6 Responses to “How Donald Trump lost Rs.64,000 crores in real estate?”

  1. Anish said

    This article ignores an important thing– donald trump has not been living on streets and without any expenses in last 20 years.
    Investing 500 million in S&P and then withdrawing every year for his expenses would have meant his net worth much lesser than 10 billion today.
    There is scope for outperformance in real estate as well( may be luck, may be talent or may be just good connections).

    Just because we know equity is better than real estate(on average for a common investor, not always, not for everyone) lets not belittle everything and dont give credit where it is due.

  2. agrdin said

    Donald Trump is hardly a poster for investing, although he is famous for lot of other things.

  3. Kashi said

    @Anish – I agree. Can you imagine what his holdings (and his mental well-being) would have been during the Wall Street crashes? Maybe, he would have filed for a few more bankruptcies. Imagine asking him to hold onto his equities in those times.

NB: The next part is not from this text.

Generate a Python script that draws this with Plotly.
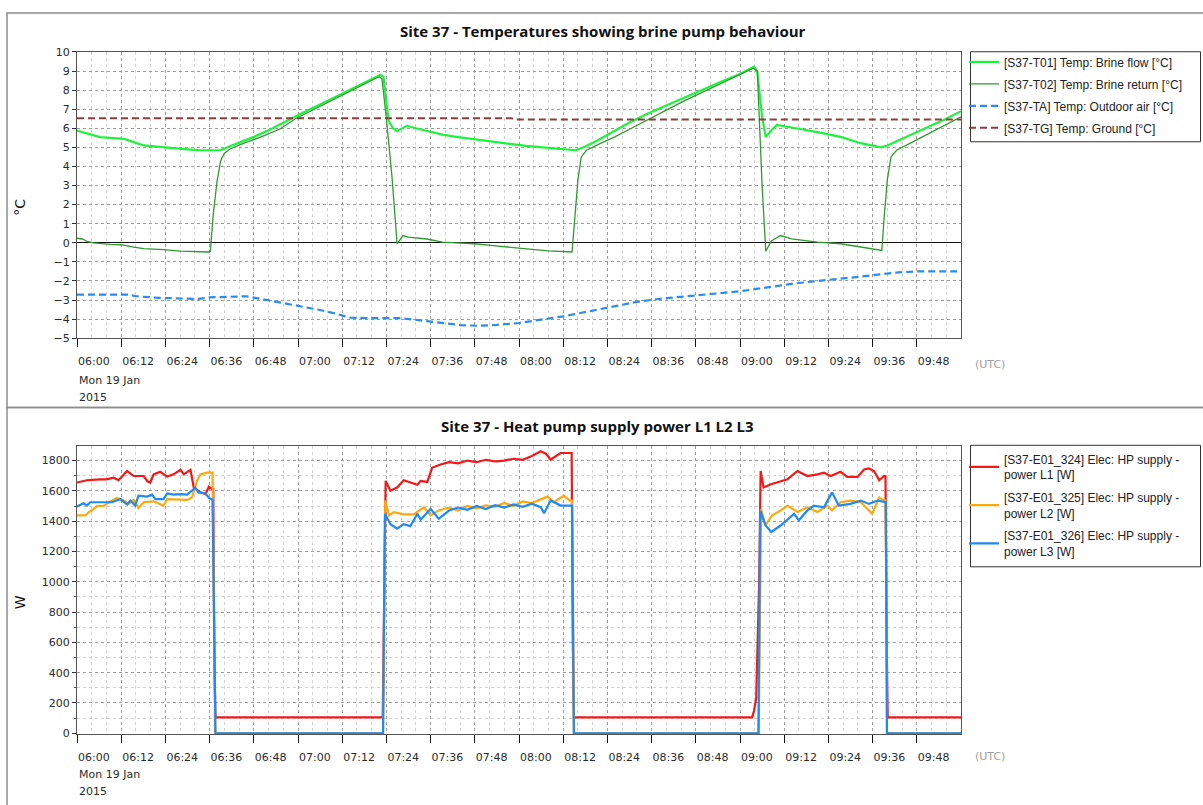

    Hindsight is great and like past returns are no guarantee for the future. No point in dwelling on figures of the past. Was there anyone in 1982 who told Donald Trump that forget real estate, put your money in equities and wait until 2015 to see $20 billion? And, most importantly, would that have been credible advice in 1982? Again, I agree with @Anish – you would also have to tell him not to dip into this. He has also been in the news for a long time – that too takes money. Maybe, he likes this better than money.

    Now, can anyone guarantee x return in year 2025, 2030, or beyond? Of course, we will have someone say in 2050 that one should have held onto our investments and continued our SIPs. Or maybe, sing a different tune about gold.

    Don’t get me wrong – equities have a significant role to play. But there needs to be a healthy balance between gold/real estate/staid FDs and equities. It cannot be just equities.

  4. MRHDK2012 said

    Guess the other readers are missing a key point – not all active businesses generate higher returns than what the index can get give. Lot of entrepreneurs and business owners generate much lower inferior returns as compared to the basket of shares in an index.

    Donald Trump is an example of such businessmen.

  5. nicegem007 said

    Take it easy… Muthu just pointed out the possibility…neither of us will do the same , if we have 500m in our hands…..do we? Fund managers always had a biased agenda, I do not blame him for that.
    On the other hand, see what passive generation of income can produce . Like that of the 100 shares of Wipro bought in 1981, with Rs.10000/-, turning into Rs.580 Cr. today…..is it possible with all the stocks? May be or may not be….but the chance is there. Even if it becomes Rs.5.8 Croes, still it beats The secured instruments. Right? Please correct me, if I am wrong….that is the power of equity.